Your music features a unique blend of genres—how did you choose your current style? Describe the process for us—did you always have this sound in mind or was it a gradual progression?
I hate to limit myself to one genre of music. You’re not happy every day and you’re not sad every day, and sometimes I want to rock out to some rock music, most of the time R&B and sometimes I want to dance to pop. I think I always knew what I wanted to do as an artist because change and growth has always been something I’ve accepted in life.
You’ve toured across Europe, the United States, and your native Australia. What were some of your favorite cities to play?
Honestly, they’ve all been INCREDIBLE. Of course, because I spend most of my time in Australia and have so many friends and family here, playing in Melbourne and Sydney are always the best time being able to spend it with the people I love. But I played a show with Flight Facilities in London at Somerset House which was really a next level experience that I’ll never forget.
I’ve seen in previous features that you’re a big Julia Michaels fan, like myself. If you could sing a duet with Julia Michaels, which song would you want to sing with her?
Oooooooooh, this question. Wow, can I choose every single song? I can’t narrow it down, you know that’s just rude to even ask. Everything she touches is magic.
You’ve mentioned the process of writing songs like Last Night while sitting at your piano, and that you received your first guitar at age 12. Do you play any other instruments?
Last New Year’s Eve I got on stage to play drums with a band while I was drunk and I managed to slightly hold the most basic beat ever, does that count?
To expand on the last question, do you like to complete the songwriting process completely before introducing the music, or do you often combine both elements?
It depends with every song, you don’t have to stick to the same method every time. It’s about what feels right for the song.
You’ve said in the past that you use your music to express yourself because you struggle to share your emotions verbally, which is something that really resonated with me. As a writer, I often prefer to write out my thoughts instead of conveying them in person. Have you always struggled to express yourself, or do you feel like that was a byproduct of the relationships you were in?

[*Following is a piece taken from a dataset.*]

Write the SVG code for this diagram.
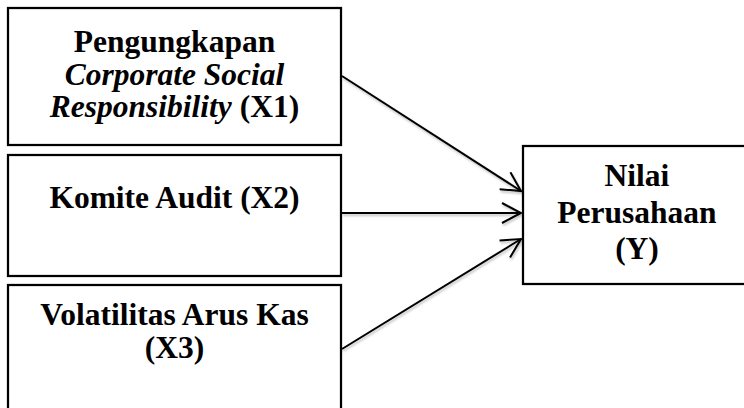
<svg xmlns="http://www.w3.org/2000/svg" width="744" height="408" viewBox="0 0 744 408">
<style>
.box{fill:#fff;stroke:#000;stroke-width:2.25}
.t{font-family:"Liberation Serif","Times New Roman",serif;font-size:31.5px;font-weight:bold;text-anchor:middle;fill:#000}
.i{font-style:italic}
.conn{stroke:#000;stroke-width:2;fill:none;marker-end:url(#arr);filter:url(#sh)}
</style>
<defs>
<marker id="arr" viewBox="0 0 22 22" refX="20" refY="11" markerWidth="22" markerHeight="22" markerUnits="userSpaceOnUse" orient="auto">
<path d="M1,1 L20,11 L1,21" fill="none" stroke="#000" stroke-width="2"/>
</marker>
<filter id="sh" filterUnits="userSpaceOnUse" x="0" y="0" width="744" height="408">
<feDropShadow dx="1" dy="2" stdDeviation="1.2" flood-color="#000" flood-opacity="0.25"/>
</filter>
</defs>
<rect width="744" height="408" fill="#fff"/>
<g id="connectors">
<line class="conn" x1="342" y1="76" x2="521" y2="191"/>
<line class="conn" x1="342" y1="213" x2="521" y2="213"/>
<line class="conn" x1="342" y1="349" x2="521" y2="239"/>
</g>
<g id="x1">
<rect class="box" x="8" y="8" width="333" height="137"/>
<text class="t" x="174.5" y="52">Pengungkapan</text>
<text class="t i" x="174.5" y="84.5">Corporate Social</text>
<text class="t" x="174.5" y="117"><tspan class="i">Responsibility</tspan> (X1)</text>
</g>
<g id="x2">
<rect class="box" x="8" y="155" width="333" height="121"/>
<text class="t" x="174.5" y="208">Komite Audit (X2)</text>
</g>
<g id="x3">
<rect class="box" x="8" y="285" width="333" height="130"/>
<text class="t" x="174.5" y="325">Volatilitas Arus Kas</text>
<text class="t" x="174.5" y="358">(X3)</text>
</g>
<g id="y">
<rect class="box" x="523" y="146" width="230" height="138"/>
<text class="t" x="637" y="186">Nilai</text>
<text class="t" x="637" y="222.5">Perusahaan</text>
<text class="t" x="637" y="259">(Y)</text>
</g>
</svg>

Growing up I was often in my head a lot of the time worried about burdening anyone with my own emotions and how I was feeling because I didn’t want to make anyone feel the way I did. I’ve carried that into my adult life quite a bit and it’s still something I struggle with, but having the outlet of music for me at the moment is good enough, and if it can be a voice for people in my position and help them it’s even better.
After you release new music, do you spend time on social media seeing what people think, or do you prefer to distance yourself from the responses?
I think it would be pretty impossible not to scan everything and the Spotify artists live count of streams for the first little bit. You spend so much time and in the case of my latest single ‘21st Century Love’, two years sitting on a song, so of course you’re going to question how the world is taking care of your song baby. But you can’t let it get to you if things don’t go well. At the end of the day if you’re proud of what you make that’s what you’re left with so you can’t take anything too much to heart.
What is the main thing you hope people take away from your music?
Confidence to share their feelings and thoughts with others regardless of what others will think. I want them to know that their feelings are valid, whether they are happy or sad or how you think it’ll affect someone else. I want them to feel like they’re in a safe zone to be 100% themselves with zero judgement.